Better that than having it thrown in a landfill! At least a few things were getting recycled for a second chance at life.

There was a time you could probably get Minuteman guidance computers on the surplus market, after the educational institutions got tired of trying to make them do anything useful. You don't WANT TO KNOW what those things cost the US Government.

Jon

Reply to
Jon Elson

Honey, at an electronics flea market? I noticed that, towards the end, Foothill was starting to sell clothes and laundry detergent and car parts and junk.

We kept bees for a number of years, until my wife got stung once and had a bad reaction. The doctor said "get rid of the bees or die."

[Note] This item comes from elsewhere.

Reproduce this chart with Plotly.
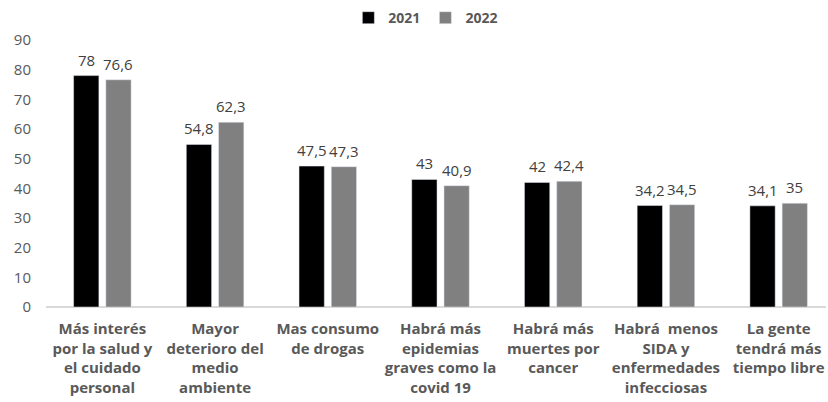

What we need is a good crash.

--

John Larkin         Highland Technology, Inc 
picosecond timing   precision measurement  

jlarkin att highlandtechnology dott com 
http://www.highlandtechnology.com
Reply to
John Larkin

I found a bin full of tunnel diodes at Haltek, and the guy at the counter wanted 10 cents each. I got about 50, and should have bargained for the entire bin.

--

John Larkin         Highland Technology, Inc 
picosecond timing   precision measurement  

jlarkin att highlandtechnology dott com 
http://www.highlandtechnology.com
Reply to
John Larkin

Los Alamos Sales was awesome, an old food store plus its parking lot full of stuff from the lab. HP35's were $5 each. That's where I got my Krytron.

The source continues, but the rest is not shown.